> **WHAT IS EXPECTED**:
Images are not part of the copy; transcribe all the data exactly.

────────────────────

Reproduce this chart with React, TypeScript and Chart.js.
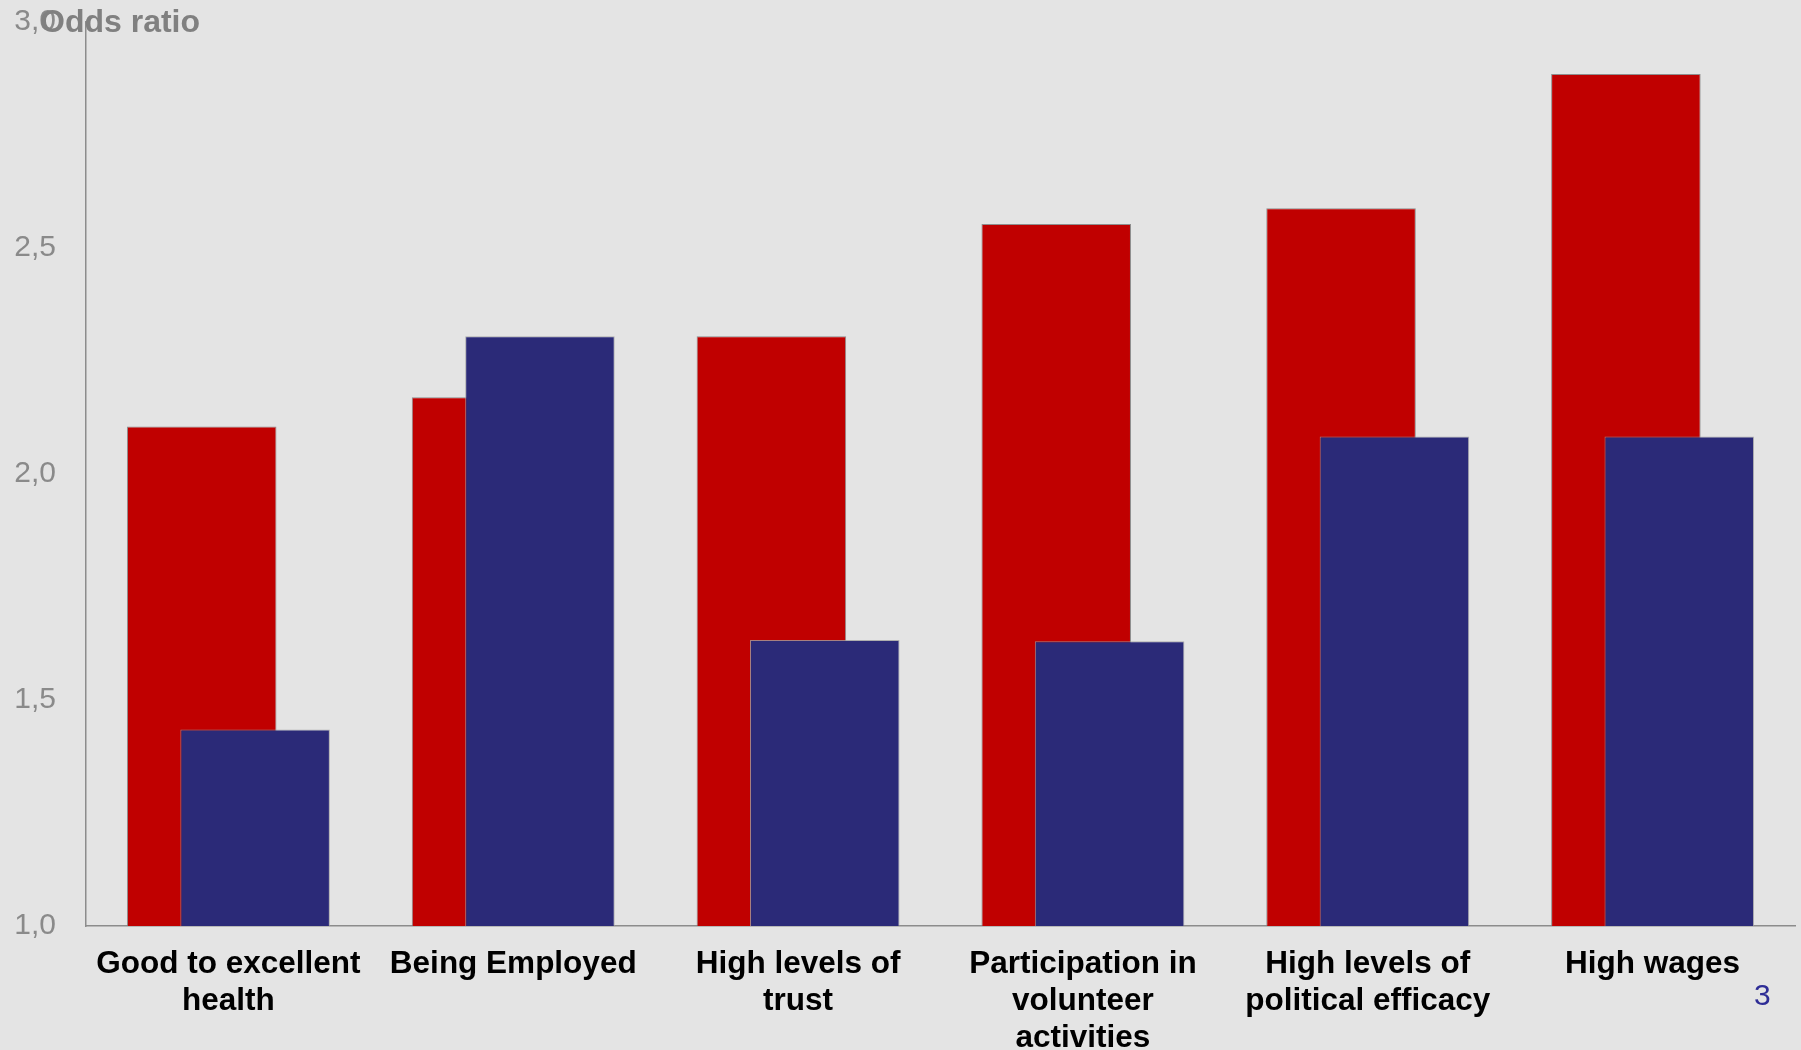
import React, { useEffect, useRef } from 'react';
import { Chart, registerables } from 'chart.js';

Chart.register(...registerables);

const categories: string[][] = [
  ['Good to excellent', 'health'],
  ['Being Employed'],
  ['High levels of', 'trust'],
  ['Participation in', 'volunteer', 'activities'],
  ['High levels of', 'political efficacy'],
  ['High wages'],
];

const redValues = [2.105, 2.17, 2.305, 2.553, 2.588, 2.885];
const blueValues = [1.435, 2.305, 1.633, 1.63, 2.083, 2.083];

const yMin = 1;
const yMax = 3;
const yStep = 0.5;

const FONT = '"Liberation Sans", Arial, sans-serif';

// Chart.js paints dataset 0 last; hold the second (blue) set back so it sits over the red one
const blueOnTop = {
  id: 'blueOnTop',
  beforeDatasetDraw(_chart: any, args: any) {
    if (args.index === 1) return false;
  },
  afterDatasetsDraw(chart: any) {
    const { ctx, chartArea } = chart;
    ctx.save();
    ctx.beginPath();
    ctx.rect(chartArea.left, chartArea.top - 2, chartArea.right - chartArea.left, chartArea.bottom - chartArea.top + 2);
    ctx.clip();
    chart.getDatasetMeta(1).controller.draw();
    ctx.restore();
  },
};

const App: React.FC = () => {
  const canvasRef = useRef<HTMLCanvasElement>(null);
  const chartRef = useRef<Chart | null>(null);

  useEffect(() => {
    if (!canvasRef.current) return;
    if (chartRef.current) chartRef.current.destroy();

    chartRef.current = new Chart(canvasRef.current, {
      type: 'bar',
      data: {
        labels: categories,
        datasets: [
          {
            label: 'Red',
            data: redValues,
            backgroundColor: '#c00000',
            borderColor: 'rgba(120,120,120,0.8)',
            borderWidth: 1,
          },
          {
            label: 'Blue',
            data: blueValues,
            backgroundColor: '#2b2a78',
            borderColor: 'rgba(160,160,160,0.8)',
            borderWidth: 1,
          },
        ],
      },
      options: {
        responsive: false,
        animation: false,
        categoryPercentage: 0.375,
        barPercentage: 2.8,
        layout: { padding: { top: 22, right: 6, left: 0, bottom: 0 } },
        plugins: {
          legend: { display: false },
          tooltip: { enabled: false },
          title: { display: false },
        },
        scales: {
          x: {
            grid: { display: false, drawTicks: false },
            border: { display: true, color: '#8c8c8c', width: 1.5 },
            ticks: {
              color: '#000000',
              font: { family: FONT, size: 31.5, weight: 'bold', lineHeight: 1.17 },
              padding: 20,
              maxRotation: 0,
              autoSkip: false,
            },
            afterFit: (scale: any) => {
              scale.height = 124;
            },
          },
          y: {
            min: yMin,
            max: yMax,
            grid: { display: false, drawTicks: false },
            border: { display: true, color: '#8c8c8c', width: 1.5 },
            ticks: {
              stepSize: yStep,
              color: '#8a8a8a',
              font: { family: FONT, size: 30 },
              padding: 30,
              callback: (v: any) => Number(v).toFixed(1).replace('.', ','),
            },
            afterFit: (scale: any) => {
              scale.width = 86;
              scale.paddingTop = 0;
              scale.paddingBottom = 0;
            },
          },
        },
      },
      plugins: [blueOnTop],
    });

    return () => {
      if (chartRef.current) {
        chartRef.current.destroy();
        chartRef.current = null;
      }
    };
  }, []);

  return (
    <div
      style={{
        position: 'fixed',
        left: 0,
        top: 0,
        width: 1801,
        height: 1050,
        background: '#e4e4e4',
        overflow: 'hidden',
      }}
    >
      <canvas ref={canvasRef} width={1801} height={1050} style={{ width: 1801, height: 1050, display: 'block' }} />
      <div
        style={{
          position: 'absolute',
          left: 40,
          top: 3,
          fontFamily: FONT,
          fontWeight: 'bold',
          fontSize: 32,
          lineHeight: '36px',
          color: '#808080',
        }}
      >
        Odds ratio
      </div>
      <div
        style={{
          position: 'absolute',
          left: 1754,
          top: 978,
          fontFamily: FONT,
          fontSize: 30,
          lineHeight: '34px',
          color: '#2e2d96',
        }}
      >
        3
      </div>
    </div>
  );
};

export default App;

────────────────────

> **EXERCISE RESPONSE**:
Reproduce this chart with React, TypeScript and Chart.js.
import React, { useEffect, useRef } from 'react';
import { Chart, registerables } from 'chart.js';

Chart.register(...registerables);

const categories: string[][] = [
  ['Good to excellent', 'health'],
  ['Being Employed'],
  ['High levels of', 'trust'],
  ['Participation in', 'volunteer', 'activities'],
  ['High levels of', 'political efficacy'],
  ['High wages'],
];

const redValues = [2.105, 2.17, 2.305, 2.553, 2.588, 2.885];
const blueValues = [1.435, 2.305, 1.633, 1.63, 2.083, 2.083];

const yMin = 1;
const yMax = 3;
const yStep = 0.5;

const FONT = '"Liberation Sans", Arial, sans-serif';

// Chart.js paints dataset 0 last; hold the second (blue) set back so it sits over the red one
const blueOnTop = {
  id: 'blueOnTop',
  beforeDatasetDraw(_chart: any, args: any) {
    if (args.index === 1) return false;
  },
  afterDatasetsDraw(chart: any) {
    const { ctx, chartArea } = chart;
    ctx.save();
    ctx.beginPath();
    ctx.rect(chartArea.left, chartArea.top - 2, chartArea.right - chartArea.left, chartArea.bottom - chartArea.top + 2);
    ctx.clip();
    chart.getDatasetMeta(1).controller.draw();
    ctx.restore();
  },
};

const App: React.FC = () => {
  const canvasRef = useRef<HTMLCanvasElement>(null);
  const chartRef = useRef<Chart | null>(null);

  useEffect(() => {
    if (!canvasRef.current) return;
    if (chartRef.current) chartRef.current.destroy();

    chartRef.current = new Chart(canvasRef.current, {
      type: 'bar',
      data: {
        labels: categories,
        datasets: [
          {
            label: 'Red',
            data: redValues,
            backgroundColor: '#c00000',
            borderColor: 'rgba(120,120,120,0.8)',
            borderWidth: 1,
          },
          {
            label: 'Blue',
            data: blueValues,
            backgroundColor: '#2b2a78',
            borderColor: 'rgba(160,160,160,0.8)',
            borderWidth: 1,
          },
        ],
      },
      options: {
        responsive: false,
        animation: false,
        categoryPercentage: 0.375,
        barPercentage: 2.8,
        layout: { padding: { top: 22, right: 6, left: 0, bottom: 0 } },
        plugins: {
          legend: { display: false },
          tooltip: { enabled: false },
          title: { display: false },
        },
        scales: {
          x: {
            grid: { display: false, drawTicks: false },
            border: { display: true, color: '#8c8c8c', width: 1.5 },
            ticks: {
              color: '#000000',
              font: { family: FONT, size: 31.5, weight: 'bold', lineHeight: 1.17 },
              padding: 20,
              maxRotation: 0,
              autoSkip: false,
            },
            afterFit: (scale: any) => {
              scale.height = 124;
            },
          },
          y: {
            min: yMin,
            max: yMax,
            grid: { display: false, drawTicks: false },
            border: { display: true, color: '#8c8c8c', width: 1.5 },
            ticks: {
              stepSize: yStep,
              color: '#8a8a8a',
              font: { family: FONT, size: 30 },
              padding: 30,
              callback: (v: any) => Number(v).toFixed(1).replace('.', ','),
            },
            afterFit: (scale: any) => {
              scale.width = 86;
              scale.paddingTop = 0;
              scale.paddingBottom = 0;
            },
          },
        },
      },
      plugins: [blueOnTop],
    });

    return () => {
      if (chartRef.current) {
        chartRef.current.destroy();
        chartRef.current = null;
      }
    };
  }, []);

  return (
    <div
      style={{
        position: 'fixed',
        left: 0,
        top: 0,
        width: 1801,
        height: 1050,
        background: '#e4e4e4',
        overflow: 'hidden',
      }}
    >
      <canvas ref={canvasRef} width={1801} height={1050} style={{ width: 1801, height: 1050, display: 'block' }} />
      <div
        style={{
          position: 'absolute',
          left: 40,
          top: 3,
          fontFamily: FONT,
          fontWeight: 'bold',
          fontSize: 32,
          lineHeight: '36px',
          color: '#808080',
        }}
      >
        Odds ratio
      </div>
      <div
        style={{
          position: 'absolute',
          left: 1754,
          top: 978,
          fontFamily: FONT,
          fontSize: 30,
          lineHeight: '34px',
          color: '#2e2d96',
        }}
      >
        3
      </div>
    </div>
  );
};

export default App;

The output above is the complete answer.